Member States will be required to put mechanisms in place to ensure that the information held on the central register is adequate, accurate and current. This includes requiring obliged entities to report any discrepancies they find between the information that they hold and the information on the register following any due diligence that has been carried out. If appropriate, the requirement to report discrepancies may be extended to competent authorities.

Approval of Criminal Justice (Corruption Offences) Bill 2017

At the end of May 2018, it was announced that both Houses of the Oireachtas, Ireland’s legislature, had passed the Criminal Justice (Corruption Offences) Bill 2017. The 2017 Bill is a major piece of reforming legislation as it repeals a raft of archaic laws currently in place in Ireland.

Once enacted, the 2017 Bill will introduce new offences. The main offences are:

  • Giving or accepting a bribe for doing an act in relation to a person's office or position
  • Giving of a bribe to a third party knowing that the third party is likely to carry out a corruption offence
  • Giving or accepting a bribe to or by someone who can assert improper influence over an official in relation to their office
  • Creating or using a false document which will be relied upon by a person in relation to their office
  • Threatening or harming a person to entice them to carry out an act in relation to their office or position

The 2017 Bill also creates a strict liability offence for a body corporate if an offence is committed by an officer, director, employee or agent of a company which benefits the company. A company may only rely on the defence that they took "all reasonable steps and exercised all due diligence to avoid the commission of the offence". This is an onerous standard to meet.

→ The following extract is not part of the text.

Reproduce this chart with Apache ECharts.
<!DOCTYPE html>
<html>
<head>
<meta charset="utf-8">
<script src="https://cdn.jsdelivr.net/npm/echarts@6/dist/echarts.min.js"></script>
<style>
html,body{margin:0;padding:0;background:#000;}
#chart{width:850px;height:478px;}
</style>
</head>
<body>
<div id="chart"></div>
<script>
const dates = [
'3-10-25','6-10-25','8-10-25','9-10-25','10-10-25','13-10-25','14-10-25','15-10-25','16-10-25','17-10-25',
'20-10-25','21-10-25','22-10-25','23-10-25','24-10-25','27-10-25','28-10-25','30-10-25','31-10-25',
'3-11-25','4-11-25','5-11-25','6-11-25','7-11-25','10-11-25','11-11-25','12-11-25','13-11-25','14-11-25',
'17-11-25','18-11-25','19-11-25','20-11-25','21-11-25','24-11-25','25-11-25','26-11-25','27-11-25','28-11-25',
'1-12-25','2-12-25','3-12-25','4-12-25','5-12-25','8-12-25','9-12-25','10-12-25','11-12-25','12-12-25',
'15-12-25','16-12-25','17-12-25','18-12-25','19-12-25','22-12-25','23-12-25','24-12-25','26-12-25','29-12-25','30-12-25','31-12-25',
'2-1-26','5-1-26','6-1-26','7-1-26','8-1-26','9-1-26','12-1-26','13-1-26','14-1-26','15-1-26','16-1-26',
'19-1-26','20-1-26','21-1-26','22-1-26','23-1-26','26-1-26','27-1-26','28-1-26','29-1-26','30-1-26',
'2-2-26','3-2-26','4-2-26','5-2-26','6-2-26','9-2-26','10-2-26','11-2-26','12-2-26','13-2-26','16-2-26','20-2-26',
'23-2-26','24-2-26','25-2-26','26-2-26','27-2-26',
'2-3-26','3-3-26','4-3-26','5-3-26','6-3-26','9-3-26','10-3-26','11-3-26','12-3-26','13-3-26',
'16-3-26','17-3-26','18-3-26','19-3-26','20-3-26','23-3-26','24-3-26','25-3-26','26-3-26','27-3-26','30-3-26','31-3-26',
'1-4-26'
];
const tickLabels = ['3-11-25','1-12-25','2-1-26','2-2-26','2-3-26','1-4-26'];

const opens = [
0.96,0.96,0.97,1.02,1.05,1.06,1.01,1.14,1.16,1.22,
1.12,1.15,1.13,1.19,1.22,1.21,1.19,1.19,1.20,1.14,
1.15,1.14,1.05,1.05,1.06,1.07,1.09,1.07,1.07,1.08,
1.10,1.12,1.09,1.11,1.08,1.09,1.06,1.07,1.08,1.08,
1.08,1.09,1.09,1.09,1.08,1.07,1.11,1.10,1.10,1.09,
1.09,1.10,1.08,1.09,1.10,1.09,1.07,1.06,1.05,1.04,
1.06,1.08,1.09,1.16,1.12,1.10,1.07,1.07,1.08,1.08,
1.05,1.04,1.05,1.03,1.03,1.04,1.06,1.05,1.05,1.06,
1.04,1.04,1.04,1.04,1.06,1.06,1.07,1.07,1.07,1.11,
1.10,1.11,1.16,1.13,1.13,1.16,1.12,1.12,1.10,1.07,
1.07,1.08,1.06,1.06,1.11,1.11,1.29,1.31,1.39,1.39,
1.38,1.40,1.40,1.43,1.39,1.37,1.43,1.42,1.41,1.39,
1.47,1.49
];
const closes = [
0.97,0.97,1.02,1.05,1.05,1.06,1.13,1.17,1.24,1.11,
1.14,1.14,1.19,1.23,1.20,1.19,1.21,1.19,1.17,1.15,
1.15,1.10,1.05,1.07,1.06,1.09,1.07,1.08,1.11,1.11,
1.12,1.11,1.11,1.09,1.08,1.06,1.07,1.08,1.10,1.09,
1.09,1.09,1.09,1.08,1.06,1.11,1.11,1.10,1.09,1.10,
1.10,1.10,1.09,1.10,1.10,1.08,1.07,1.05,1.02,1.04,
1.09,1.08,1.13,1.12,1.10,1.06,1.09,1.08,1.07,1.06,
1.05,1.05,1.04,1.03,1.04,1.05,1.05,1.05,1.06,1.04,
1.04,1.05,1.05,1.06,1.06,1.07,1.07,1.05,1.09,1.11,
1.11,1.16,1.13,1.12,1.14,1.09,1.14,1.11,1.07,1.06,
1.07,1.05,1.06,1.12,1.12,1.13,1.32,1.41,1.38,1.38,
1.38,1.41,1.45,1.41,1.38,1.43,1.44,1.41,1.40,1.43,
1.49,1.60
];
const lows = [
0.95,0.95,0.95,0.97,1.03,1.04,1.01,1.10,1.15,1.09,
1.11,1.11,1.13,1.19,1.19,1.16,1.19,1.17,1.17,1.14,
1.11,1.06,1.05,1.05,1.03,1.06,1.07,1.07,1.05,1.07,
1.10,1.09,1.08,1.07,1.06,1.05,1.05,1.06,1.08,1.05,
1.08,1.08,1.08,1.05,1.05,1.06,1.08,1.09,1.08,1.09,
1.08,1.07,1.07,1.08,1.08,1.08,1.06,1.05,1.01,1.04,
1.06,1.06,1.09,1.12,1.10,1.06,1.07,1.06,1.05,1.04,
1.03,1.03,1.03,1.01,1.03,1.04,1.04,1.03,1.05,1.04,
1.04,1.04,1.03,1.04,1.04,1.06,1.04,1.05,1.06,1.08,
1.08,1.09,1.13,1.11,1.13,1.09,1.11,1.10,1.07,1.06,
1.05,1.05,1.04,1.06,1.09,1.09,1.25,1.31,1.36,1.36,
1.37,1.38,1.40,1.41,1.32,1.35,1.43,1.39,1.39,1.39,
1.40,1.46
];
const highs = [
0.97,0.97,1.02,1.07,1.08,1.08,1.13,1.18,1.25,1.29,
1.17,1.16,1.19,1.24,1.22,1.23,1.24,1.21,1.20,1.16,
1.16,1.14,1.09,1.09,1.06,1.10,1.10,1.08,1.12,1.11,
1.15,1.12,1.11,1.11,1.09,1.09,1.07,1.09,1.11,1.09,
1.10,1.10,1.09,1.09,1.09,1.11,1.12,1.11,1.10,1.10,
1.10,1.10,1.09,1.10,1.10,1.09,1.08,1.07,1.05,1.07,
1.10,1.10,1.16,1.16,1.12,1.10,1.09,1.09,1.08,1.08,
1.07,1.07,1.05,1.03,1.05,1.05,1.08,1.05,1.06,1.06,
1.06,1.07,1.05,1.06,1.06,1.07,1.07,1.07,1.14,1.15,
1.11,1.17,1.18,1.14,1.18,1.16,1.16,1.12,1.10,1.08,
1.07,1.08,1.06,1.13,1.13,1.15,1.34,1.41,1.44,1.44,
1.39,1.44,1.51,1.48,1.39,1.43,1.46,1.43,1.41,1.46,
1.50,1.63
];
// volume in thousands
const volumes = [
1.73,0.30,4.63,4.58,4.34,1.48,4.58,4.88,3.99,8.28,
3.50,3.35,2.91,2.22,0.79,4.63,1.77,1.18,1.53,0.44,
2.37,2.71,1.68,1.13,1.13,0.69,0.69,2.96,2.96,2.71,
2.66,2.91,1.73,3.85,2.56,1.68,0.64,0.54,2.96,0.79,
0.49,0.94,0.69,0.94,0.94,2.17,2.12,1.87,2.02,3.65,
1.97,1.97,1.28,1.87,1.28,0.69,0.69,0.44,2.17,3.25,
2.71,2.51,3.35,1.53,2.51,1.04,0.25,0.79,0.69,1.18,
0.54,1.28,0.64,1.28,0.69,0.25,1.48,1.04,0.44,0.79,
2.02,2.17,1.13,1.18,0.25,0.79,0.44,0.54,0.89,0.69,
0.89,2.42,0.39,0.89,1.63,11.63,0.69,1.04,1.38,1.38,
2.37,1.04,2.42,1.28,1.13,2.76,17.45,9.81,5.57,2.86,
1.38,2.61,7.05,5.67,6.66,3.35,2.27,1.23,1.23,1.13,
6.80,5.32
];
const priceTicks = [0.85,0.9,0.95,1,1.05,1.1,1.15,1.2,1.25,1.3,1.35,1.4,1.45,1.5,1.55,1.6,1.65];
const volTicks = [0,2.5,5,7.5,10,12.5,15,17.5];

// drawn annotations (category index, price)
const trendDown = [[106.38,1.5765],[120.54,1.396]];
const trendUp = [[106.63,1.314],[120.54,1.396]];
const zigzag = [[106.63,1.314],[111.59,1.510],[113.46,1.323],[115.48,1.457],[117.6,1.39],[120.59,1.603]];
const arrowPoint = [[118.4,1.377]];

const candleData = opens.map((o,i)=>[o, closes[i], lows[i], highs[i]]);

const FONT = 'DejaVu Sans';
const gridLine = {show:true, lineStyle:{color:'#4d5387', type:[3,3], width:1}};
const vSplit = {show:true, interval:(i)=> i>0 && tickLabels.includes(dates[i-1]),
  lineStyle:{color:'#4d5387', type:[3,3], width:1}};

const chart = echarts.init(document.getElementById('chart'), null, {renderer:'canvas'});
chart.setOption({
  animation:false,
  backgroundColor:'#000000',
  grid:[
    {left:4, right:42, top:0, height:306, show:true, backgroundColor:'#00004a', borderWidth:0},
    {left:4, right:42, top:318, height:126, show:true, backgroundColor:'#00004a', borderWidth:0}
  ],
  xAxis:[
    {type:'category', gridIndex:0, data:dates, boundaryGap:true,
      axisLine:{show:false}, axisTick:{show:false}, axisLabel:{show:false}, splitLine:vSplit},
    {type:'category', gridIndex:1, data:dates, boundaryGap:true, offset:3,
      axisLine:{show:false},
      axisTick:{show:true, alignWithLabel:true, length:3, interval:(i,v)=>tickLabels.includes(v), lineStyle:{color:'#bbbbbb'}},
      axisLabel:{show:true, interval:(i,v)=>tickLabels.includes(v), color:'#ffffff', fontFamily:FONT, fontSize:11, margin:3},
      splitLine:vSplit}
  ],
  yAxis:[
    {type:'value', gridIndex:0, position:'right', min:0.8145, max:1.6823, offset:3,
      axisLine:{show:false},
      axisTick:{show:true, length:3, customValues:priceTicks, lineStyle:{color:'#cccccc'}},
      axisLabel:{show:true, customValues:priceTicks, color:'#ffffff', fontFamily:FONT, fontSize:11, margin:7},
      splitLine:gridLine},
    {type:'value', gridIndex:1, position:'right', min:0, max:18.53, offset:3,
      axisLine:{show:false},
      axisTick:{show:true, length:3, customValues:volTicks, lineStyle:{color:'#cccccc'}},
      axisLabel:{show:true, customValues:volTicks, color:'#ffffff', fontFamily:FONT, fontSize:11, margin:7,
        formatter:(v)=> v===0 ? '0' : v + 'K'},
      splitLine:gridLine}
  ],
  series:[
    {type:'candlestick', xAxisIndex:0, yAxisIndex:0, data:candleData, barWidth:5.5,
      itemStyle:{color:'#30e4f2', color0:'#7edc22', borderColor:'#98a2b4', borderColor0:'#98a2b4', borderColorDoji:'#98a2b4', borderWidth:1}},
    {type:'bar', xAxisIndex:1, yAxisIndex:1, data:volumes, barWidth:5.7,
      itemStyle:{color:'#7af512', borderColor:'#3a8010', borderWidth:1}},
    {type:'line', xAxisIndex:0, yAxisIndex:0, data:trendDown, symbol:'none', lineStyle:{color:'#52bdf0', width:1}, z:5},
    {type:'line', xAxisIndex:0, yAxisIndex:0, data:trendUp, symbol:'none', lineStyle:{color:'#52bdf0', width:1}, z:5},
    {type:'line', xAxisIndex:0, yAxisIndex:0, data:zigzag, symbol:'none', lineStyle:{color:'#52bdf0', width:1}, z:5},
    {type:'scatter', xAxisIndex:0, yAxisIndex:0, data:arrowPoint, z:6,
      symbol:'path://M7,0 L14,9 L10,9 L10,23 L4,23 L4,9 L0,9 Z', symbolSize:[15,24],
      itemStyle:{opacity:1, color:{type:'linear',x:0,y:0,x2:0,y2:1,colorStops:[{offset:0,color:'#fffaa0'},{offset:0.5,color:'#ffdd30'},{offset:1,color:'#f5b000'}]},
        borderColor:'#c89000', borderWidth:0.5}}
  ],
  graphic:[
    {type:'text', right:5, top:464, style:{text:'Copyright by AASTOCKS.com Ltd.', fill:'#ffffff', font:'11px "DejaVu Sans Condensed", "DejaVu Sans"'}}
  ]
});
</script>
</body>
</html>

It also places criminal liability on senior officers of a company for offences committed by a company with the consent of the individual or their wilful neglect.

Severe penalties are also introduced. An individual guilty of certain offences on indictment is liable for up to 10 years imprisonment and an unlimited fine. A company guilty of certain offences on indictment is liable to an unlimited fine. The Bill also provides for the forfeiture of any gift or advantage or in the alternative the forfeiture of any land or item of equivalent value.

The 2017 Bill covers corrupt acts committed by an Irish company which take place outside the State or by a non-Irish company within the State. In addition, Irish citizens and officials who commit acts of corruption outside of Ireland may be prosecuted in Ireland where their acts constitute an offence in the country in which they were committed.


The bar is being set high for Irish companies to combat anti-money laundering, corruption and terrorism. However, the introduction of this legislation and the compliance of Irish companies with it will serve to promote Ireland as an open and efficient place to do business.